By Bamidele Famoofo
Guaranty Trust Holding Company Plc, one of Nigeria’s biggest financial services groups, recorded a decline of 15.42 percent in profit after tax (PAT) to N218.1billion in first quarter of the financial year ending December 31, 2026.
The shortfall in profit was primarily due to higher tax liabilities, with income tax expense surging to ₦84.76 billion from ₦42.35 billion in Q1 2025. Earnings per share consequently declined to ₦5.89 from ₦7.83, in line with the reduction in profit attributable to equity holders, which stood at ₦215.3 billion compared with ₦254.4 billion in the prior period.
Profit before tax grew by just 0.88 percent year-on-year to ₦302.9 billion from ₦300 billion in Q1 2025, suggesting near-stagnation at the pretax level despite top-line income growth. Guaranty Trust Holding Company Plc (GTCO) delivered a mixed but broadly resilient financial performance for the first quarter ended March 31, 2026. Interest income grew by 17.52 percent year-on-year to ₦467.0 billion from ₦386.0 billion in Q1 2025, driven by expansion in loans to customers and improved yields on earning assets.
The core banking business remained a source of strength, as net interest income rose by 11.98 percent to ₦356.3 billion from ₦318.2 billion in the prior period. However, this growth was
partially tempered by a sharp 39.75 percent increase in interest expenses to ₦110.7 billion
from ₦79.2 billion, reflecting the continued elevated cost of funds as deposit repricing deepened in the high-interest rate environment. Interest expenses on customer deposits accounted for 92 percent of the total interest expense, rising 34 percent year-on-year.
Looking at key metrics, performance was mixed. On the positive side, asset quality continued to improve, as loan impairment charges declined by 41.05 percent year-on-year to ₦7.95 billion, pointing to a cleaner and better-performing loan book. Net interest income after impairment rose by 14.33 percent to ₦348.3 billion, a strong indicator of underlying credit quality.
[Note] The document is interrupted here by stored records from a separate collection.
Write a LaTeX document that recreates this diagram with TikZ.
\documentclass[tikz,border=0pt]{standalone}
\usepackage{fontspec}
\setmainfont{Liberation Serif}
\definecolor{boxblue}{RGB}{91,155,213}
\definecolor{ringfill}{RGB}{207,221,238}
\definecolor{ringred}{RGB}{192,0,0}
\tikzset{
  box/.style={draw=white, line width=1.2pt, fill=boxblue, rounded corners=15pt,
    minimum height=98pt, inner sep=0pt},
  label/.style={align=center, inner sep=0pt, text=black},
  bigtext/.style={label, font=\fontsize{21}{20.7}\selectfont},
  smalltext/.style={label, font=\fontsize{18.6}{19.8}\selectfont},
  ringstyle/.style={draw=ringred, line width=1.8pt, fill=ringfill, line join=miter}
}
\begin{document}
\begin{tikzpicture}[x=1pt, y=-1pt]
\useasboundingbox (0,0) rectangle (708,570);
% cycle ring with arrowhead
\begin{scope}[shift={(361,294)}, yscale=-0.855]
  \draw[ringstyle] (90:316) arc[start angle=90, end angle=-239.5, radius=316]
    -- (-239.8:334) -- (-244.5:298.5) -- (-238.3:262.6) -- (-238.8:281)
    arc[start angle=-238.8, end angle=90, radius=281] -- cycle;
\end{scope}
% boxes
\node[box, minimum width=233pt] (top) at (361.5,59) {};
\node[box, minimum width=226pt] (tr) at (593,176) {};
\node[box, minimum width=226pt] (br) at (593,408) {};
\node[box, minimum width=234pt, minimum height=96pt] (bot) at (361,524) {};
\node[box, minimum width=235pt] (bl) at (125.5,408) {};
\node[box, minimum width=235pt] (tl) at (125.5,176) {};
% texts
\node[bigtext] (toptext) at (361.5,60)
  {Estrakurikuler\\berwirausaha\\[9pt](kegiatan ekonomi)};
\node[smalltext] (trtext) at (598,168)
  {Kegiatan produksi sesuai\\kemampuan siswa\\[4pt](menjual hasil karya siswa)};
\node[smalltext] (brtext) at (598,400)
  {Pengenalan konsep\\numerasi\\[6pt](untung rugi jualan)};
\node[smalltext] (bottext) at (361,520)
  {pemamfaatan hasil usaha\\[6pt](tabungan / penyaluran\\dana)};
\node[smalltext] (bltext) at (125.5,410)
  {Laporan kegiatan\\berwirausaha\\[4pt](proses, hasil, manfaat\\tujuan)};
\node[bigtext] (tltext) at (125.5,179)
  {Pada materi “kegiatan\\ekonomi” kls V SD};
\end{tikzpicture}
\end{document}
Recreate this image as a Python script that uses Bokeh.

On the cost side, operating expenses increased by 13.7 percent to ₦139 billion, outpacing the growth in net interest income and weighing on cost efficiency. On the balance sheet, total assets grew by 5.54 percent to ₦18.75 trillion, loans and advances to customers rose to ₦3.17 trillion, customer deposits expanded to ₦13.21 trillion, and shareholders’ funds strengthened to ₦3.63 trillion — up 6.28 percent year-on-year, reflecting the group’s continued capacity for balance sheet growth.
A continuous positive but cautious sentiment is expected around the stock, but the tax liability spike and EPS decline will temper the enthusiasm of earnings-focused investors until greater clarity emerges on the group’s effective tax rate trajectory for the rest of 2026.